La derrotaza de Brasil será hoy el tema del día si nada lo remedia. El maniqueísmo emocional del fútbol no sólo altera los corazones sino que permite conversar con tu peor enemigo, si procede. Y olvidarte de que Israel y Palestina vuelven a estar incenciados por esa guerra que a los periodicos digitales les parece merecedora de un segundo lugar.  Más de lo mismo.

Lo que nos importa no lo decidimos nosotros. Está condicionado por el rango que le dan los que nos cuentan las noticias. Esta perogrullada que te enseñan en primero de Periodismo en una asignatura tostón llamada Opinión Pública (o puede que sea otra, pero dejé las aulas hace ya unos años) es digna de alguna reflexión. Quien decide lo que irá a cuatro columnas decide en realidad si va a dirigirse a nuestro cerebro, a nuestro corazón o directamente al hígado. Y si es hábil como un cirujano diestro y bien dormido conseguirá su propósito.

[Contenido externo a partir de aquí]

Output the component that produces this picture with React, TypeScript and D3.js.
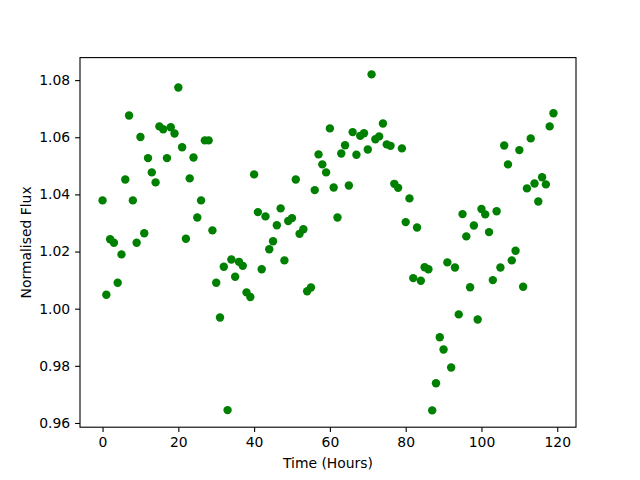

Ayer, mientras miraba distraídamente el partido (hasta que se convirtió en un recital humillante de goles, que entonces me centré en la carnicería) leí que un grupo de investigadores británicos ha descubierto un método para predecir si la pérdida de memoria acabará en Alzheimer. Me pareció una gran noticia, y pensé qué haría si mañana me alertaran de que empieza mi carrera hacia el olvido. Lo primero, no almacenar datos banales como que Brasil fue machacado en Maracaná un 8 de julio. Tampoco me parecería relevante que Pablo Iglesias haya ido a Estrasburgo en un vuelo requetelowcost con escalas y comido un bocadillo. Él sabrá si ese gesto, además de reforzar su sentido arácnido social, le ayuda a intervenir con brillandez en el Parlamento y defender los ideales de quienes confían en él, que es de lo que se trata.

Lo importante no puede ser tan fácilmente desmontable, me parece. 

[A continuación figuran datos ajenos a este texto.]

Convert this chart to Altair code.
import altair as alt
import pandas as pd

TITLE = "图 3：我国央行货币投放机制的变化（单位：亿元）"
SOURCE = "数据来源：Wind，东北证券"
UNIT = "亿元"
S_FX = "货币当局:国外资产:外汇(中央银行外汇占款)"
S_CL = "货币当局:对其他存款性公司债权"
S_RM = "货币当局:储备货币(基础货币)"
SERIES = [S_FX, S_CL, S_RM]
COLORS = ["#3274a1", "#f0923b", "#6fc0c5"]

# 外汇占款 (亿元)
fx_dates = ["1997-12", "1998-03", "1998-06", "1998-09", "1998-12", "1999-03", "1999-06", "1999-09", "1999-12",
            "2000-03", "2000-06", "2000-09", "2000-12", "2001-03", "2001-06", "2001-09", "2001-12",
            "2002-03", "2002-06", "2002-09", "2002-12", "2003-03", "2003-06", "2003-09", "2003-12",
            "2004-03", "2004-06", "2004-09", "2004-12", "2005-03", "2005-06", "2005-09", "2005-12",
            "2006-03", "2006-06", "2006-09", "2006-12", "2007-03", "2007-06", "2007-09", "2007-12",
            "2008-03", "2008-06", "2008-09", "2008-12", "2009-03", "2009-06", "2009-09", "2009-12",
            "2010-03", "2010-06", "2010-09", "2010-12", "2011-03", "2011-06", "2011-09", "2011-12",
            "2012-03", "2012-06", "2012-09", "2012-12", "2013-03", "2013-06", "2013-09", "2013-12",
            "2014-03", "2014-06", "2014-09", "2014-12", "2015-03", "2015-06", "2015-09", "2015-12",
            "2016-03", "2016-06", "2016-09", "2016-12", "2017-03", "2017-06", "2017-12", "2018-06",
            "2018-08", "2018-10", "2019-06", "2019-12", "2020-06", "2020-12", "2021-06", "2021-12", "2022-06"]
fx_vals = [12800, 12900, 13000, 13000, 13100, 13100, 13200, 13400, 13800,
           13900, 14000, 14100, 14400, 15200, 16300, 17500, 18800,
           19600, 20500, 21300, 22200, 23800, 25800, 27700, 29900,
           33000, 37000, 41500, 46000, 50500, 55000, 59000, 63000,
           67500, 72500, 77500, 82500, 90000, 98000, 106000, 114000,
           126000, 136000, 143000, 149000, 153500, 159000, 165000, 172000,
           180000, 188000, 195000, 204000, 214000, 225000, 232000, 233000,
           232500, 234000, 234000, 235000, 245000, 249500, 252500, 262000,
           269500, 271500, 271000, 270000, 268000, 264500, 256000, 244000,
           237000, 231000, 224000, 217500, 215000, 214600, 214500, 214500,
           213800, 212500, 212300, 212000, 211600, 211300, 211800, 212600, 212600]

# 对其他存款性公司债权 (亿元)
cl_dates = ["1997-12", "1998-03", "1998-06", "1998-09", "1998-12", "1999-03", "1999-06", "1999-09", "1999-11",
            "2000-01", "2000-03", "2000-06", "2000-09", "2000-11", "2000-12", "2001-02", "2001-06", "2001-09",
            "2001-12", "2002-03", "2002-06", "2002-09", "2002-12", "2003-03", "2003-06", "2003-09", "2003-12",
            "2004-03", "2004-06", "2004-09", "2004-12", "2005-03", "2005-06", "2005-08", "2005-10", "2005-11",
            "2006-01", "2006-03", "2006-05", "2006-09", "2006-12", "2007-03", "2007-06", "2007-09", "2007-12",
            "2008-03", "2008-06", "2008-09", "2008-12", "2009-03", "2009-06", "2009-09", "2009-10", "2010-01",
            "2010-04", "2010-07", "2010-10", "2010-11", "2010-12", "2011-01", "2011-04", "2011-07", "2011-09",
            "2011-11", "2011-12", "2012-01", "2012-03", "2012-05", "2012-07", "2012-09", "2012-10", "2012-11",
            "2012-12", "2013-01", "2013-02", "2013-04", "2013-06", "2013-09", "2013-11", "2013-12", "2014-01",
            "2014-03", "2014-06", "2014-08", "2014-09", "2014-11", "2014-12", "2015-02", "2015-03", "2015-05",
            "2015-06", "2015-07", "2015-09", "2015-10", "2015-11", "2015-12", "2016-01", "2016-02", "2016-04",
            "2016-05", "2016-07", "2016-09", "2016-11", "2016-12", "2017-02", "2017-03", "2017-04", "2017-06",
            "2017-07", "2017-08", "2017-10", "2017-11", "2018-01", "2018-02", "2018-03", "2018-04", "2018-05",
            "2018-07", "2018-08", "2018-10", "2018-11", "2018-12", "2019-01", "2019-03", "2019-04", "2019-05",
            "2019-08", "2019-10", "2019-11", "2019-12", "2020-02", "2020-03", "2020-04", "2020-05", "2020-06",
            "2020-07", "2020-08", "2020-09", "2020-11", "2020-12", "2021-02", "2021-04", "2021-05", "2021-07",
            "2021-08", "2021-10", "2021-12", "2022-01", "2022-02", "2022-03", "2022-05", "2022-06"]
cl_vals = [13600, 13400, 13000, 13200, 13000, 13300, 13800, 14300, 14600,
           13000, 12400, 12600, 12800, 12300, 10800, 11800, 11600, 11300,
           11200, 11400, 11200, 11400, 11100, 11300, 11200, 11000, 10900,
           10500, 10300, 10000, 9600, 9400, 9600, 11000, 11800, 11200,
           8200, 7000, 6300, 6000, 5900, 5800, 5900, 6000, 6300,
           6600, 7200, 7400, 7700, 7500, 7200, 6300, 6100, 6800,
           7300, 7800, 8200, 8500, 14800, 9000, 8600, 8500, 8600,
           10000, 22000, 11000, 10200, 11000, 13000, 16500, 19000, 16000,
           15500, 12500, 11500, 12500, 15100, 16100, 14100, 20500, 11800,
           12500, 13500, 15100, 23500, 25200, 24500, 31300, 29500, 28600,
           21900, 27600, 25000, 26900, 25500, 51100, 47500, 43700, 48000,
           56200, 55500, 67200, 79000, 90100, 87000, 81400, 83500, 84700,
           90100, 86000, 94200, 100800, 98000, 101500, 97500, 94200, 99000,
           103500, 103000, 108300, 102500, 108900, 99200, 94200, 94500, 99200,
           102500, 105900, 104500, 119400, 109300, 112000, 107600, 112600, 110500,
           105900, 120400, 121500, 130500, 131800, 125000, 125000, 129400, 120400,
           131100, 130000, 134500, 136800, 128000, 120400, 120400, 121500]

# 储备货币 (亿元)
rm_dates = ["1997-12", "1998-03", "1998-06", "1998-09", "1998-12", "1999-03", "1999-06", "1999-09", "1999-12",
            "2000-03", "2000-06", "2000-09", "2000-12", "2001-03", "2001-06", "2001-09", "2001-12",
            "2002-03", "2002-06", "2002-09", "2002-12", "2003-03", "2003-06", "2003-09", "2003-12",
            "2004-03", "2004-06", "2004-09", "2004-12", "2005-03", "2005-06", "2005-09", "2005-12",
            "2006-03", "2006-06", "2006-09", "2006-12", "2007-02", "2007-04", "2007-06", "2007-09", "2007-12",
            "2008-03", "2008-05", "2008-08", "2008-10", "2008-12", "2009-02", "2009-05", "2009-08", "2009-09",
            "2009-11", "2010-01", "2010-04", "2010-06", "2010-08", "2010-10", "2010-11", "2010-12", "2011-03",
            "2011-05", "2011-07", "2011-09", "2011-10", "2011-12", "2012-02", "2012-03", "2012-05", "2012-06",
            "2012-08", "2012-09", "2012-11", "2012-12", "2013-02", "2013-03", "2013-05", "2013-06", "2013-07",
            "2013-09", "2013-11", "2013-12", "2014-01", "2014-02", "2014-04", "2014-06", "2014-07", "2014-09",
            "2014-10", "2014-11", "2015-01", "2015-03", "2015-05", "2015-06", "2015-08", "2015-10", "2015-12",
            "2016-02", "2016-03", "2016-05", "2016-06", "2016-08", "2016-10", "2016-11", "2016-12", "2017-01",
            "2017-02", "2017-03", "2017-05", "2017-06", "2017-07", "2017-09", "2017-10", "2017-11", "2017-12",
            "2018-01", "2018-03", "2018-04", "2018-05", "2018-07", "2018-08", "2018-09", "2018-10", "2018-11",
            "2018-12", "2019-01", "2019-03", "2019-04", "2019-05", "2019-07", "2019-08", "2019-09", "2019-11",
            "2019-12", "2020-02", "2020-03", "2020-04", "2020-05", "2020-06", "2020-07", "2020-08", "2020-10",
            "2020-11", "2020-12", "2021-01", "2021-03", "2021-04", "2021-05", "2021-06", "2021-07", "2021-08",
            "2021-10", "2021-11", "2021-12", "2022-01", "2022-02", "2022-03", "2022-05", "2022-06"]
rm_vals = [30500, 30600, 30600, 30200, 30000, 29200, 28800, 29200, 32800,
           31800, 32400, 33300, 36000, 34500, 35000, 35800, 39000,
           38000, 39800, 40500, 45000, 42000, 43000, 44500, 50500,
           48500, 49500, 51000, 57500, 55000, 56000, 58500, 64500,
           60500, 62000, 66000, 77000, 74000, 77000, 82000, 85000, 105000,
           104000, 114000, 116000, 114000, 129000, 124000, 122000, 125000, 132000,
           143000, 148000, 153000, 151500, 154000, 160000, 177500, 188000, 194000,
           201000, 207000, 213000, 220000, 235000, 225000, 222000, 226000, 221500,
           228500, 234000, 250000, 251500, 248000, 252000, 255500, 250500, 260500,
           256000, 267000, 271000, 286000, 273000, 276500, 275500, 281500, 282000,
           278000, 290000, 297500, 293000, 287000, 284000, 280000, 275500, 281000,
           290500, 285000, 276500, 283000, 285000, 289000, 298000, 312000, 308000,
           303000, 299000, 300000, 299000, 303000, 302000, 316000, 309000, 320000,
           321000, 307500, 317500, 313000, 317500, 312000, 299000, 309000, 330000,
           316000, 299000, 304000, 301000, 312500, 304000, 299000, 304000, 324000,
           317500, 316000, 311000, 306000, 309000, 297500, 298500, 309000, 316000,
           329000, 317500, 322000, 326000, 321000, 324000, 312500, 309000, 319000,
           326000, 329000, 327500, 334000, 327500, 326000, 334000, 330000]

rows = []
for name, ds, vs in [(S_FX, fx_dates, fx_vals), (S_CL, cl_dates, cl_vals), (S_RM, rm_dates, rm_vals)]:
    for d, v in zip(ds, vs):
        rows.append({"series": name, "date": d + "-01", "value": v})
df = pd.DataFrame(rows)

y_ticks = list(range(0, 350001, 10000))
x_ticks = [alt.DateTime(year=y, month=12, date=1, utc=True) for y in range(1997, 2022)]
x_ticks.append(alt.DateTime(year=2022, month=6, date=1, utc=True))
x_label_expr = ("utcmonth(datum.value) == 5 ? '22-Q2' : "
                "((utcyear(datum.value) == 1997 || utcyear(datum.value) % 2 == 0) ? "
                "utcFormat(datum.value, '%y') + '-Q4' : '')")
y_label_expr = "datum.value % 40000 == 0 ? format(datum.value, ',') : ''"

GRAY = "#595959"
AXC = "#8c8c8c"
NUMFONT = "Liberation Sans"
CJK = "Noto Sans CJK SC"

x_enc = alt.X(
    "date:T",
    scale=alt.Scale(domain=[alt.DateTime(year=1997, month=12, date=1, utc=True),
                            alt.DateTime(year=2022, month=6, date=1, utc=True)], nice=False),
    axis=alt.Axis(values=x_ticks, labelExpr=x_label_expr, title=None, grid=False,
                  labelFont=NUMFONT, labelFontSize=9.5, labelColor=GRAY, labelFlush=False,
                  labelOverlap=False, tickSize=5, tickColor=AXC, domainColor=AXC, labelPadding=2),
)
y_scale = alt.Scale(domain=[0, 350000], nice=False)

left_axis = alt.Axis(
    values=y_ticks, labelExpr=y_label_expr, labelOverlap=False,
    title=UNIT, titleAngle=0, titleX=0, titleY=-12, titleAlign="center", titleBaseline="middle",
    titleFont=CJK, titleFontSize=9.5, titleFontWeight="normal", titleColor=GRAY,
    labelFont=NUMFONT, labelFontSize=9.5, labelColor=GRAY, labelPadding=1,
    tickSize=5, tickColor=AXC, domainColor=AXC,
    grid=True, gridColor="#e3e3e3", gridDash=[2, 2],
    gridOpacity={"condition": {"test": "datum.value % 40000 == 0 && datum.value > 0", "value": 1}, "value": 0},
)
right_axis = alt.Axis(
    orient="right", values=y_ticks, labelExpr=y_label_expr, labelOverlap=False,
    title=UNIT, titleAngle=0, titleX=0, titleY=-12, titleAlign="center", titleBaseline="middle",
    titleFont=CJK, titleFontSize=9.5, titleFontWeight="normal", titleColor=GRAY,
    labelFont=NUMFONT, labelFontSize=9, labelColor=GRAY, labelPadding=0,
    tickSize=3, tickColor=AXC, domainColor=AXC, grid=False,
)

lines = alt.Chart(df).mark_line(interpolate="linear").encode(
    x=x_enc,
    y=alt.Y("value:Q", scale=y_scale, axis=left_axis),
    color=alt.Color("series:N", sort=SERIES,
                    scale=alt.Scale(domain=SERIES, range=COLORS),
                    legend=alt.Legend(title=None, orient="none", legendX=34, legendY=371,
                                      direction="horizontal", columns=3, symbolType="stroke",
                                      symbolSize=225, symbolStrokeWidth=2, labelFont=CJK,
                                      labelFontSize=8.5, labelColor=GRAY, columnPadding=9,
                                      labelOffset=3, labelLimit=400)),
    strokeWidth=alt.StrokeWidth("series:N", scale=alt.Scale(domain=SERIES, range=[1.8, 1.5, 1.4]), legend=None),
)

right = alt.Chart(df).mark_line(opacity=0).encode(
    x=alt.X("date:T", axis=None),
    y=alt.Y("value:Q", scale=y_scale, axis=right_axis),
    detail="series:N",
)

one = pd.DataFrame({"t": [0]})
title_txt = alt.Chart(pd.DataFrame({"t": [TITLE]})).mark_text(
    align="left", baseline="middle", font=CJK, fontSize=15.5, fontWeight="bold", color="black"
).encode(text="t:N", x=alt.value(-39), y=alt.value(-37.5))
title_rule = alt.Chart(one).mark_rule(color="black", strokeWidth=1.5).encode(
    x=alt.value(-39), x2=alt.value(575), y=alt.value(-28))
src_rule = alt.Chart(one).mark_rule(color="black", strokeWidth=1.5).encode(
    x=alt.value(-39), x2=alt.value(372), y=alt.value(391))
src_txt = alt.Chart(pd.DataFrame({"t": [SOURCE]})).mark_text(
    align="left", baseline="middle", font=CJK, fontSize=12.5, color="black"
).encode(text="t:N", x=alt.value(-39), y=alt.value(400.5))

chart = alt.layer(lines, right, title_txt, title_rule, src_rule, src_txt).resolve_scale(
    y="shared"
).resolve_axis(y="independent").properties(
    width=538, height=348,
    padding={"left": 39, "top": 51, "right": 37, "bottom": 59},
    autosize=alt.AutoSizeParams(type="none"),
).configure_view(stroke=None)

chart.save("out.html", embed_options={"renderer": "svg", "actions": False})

Si el Alzheimer llegara con preaviso construiría un banco de recuerdos, eso haría, dirigido a mis chukis. Los libros que me trasnsformaron, las fotos de las personas más queridas, la música que dispara mis endorfinas, el olor del café, de la lluvia en la ciudad o de la piel caliente de mis hijas cuando despiertan. La euforia del día que mi sobri S. se salvó de aquellas garras. El vértigo del beso. La sensación de superar una carrera. La calma de estrenar sábanas limpias. Todo muy simple, todo muy excepcional.

Y luego, “en una segunda legislatura”, que diría Pablo Iglesias el sobrio o su otro yo, Joaquín Reyes, almacenaría fotos de cuadros, de edificios, de formas que me provocan reacciones, pensamientos, pellizcos en la tripa. Para tratar de resucitarlos cuando ya no signifiquen nada que pueda relatarse con palabras. Qué vacío.